Blaise Ingoglia’s already known.
He’s known as a Hernando County businessman.
He’s known as the vice chairman of the Republican Party of Florida.
He’s known as the producer of Government Gone Wild, a slick, video-heavy website that harps on the evils of big government with a combination of policy-wonk stats and a sprinkling of humor (“Many politicians are so busy looking out for No. 1, they’re doing No. 2 on the rest of us.”).
Now, he wants to be known as the next state representative for Florida’s 35th District, replacing the term-limited Republican Rob Schenck.
And he’s getting a lot of early support, most recently with the endorsement of state Rep. Jake Raburn, R-Valrico, on Thursday.
On the Hernando County home front, he’s got the backing of the local power structure – three county commissioners, a school board member and the tax collector.
As the only candidate to have filed for the seat as of Friday, Ingoglia’s shoring up a lot of early support.
“I’m very humbled by the amount of support that we’ve had,” Ingoglia said in an interview. “An amazing amount of local support.”
But it’s not just local. With Raburn’s backing, Ingoglia has the official endorsements of eight House members, and four state senators. He attributes the broad acceptance of his candidacy so far to the connections he’s made in the past five years working in the party’s organization.
“I’ve gotten to know a lot of the legislators, the leaders throughout the state,” he said. “They’ve seen how hard I work.”
A lot of that work mirrors what Gov. Rick Scott and House Speaker Will Weatherford, R-Wesley Chapel, promote: creating “pockets of prosperity” at the state level in an era when the federal government under President Obama has demonstrated no ability to live within its mean — and little understanding of the challenges that face small businesses, the largest source of employment in the country.

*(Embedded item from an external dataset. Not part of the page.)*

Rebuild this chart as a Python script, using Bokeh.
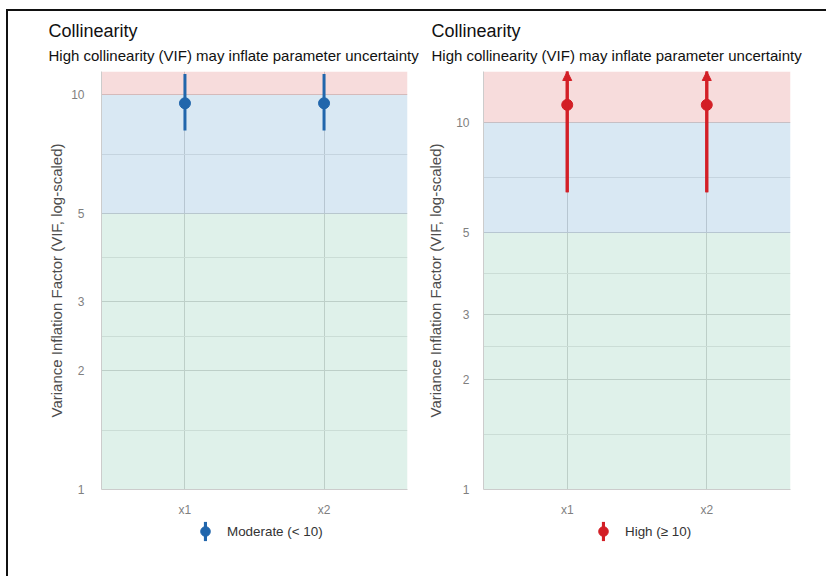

“What we have to do is make sure we’re removing the burdens to business, especially small business,” Ingoglia said. “We know the regulatory environment that’s being handed down by the federal government.”
A lot of that is due to Obamacare. And while Republicans have been divided on some ways of dealing with the federal health-care reform law – Scott and the state Senate have favored accepting federal money to expand Medicaid in Florida, for instance while Weatherford and House Republicans are unyieldingly opposed to it – Ingoglia isn’t worried about the party finding a way to work together to push its goals.
“We don’t all agree with each other,” Ingoglia said. “I think that’s what makes the party so strong. We don’t shut off debate.”
As to November 2014, Ingoglia predicted Scott will ride the steadily improving state economy of the past three years to re-election to the governor’s mansion.
And his own electoral chances?
“I never bet against myself,” he said.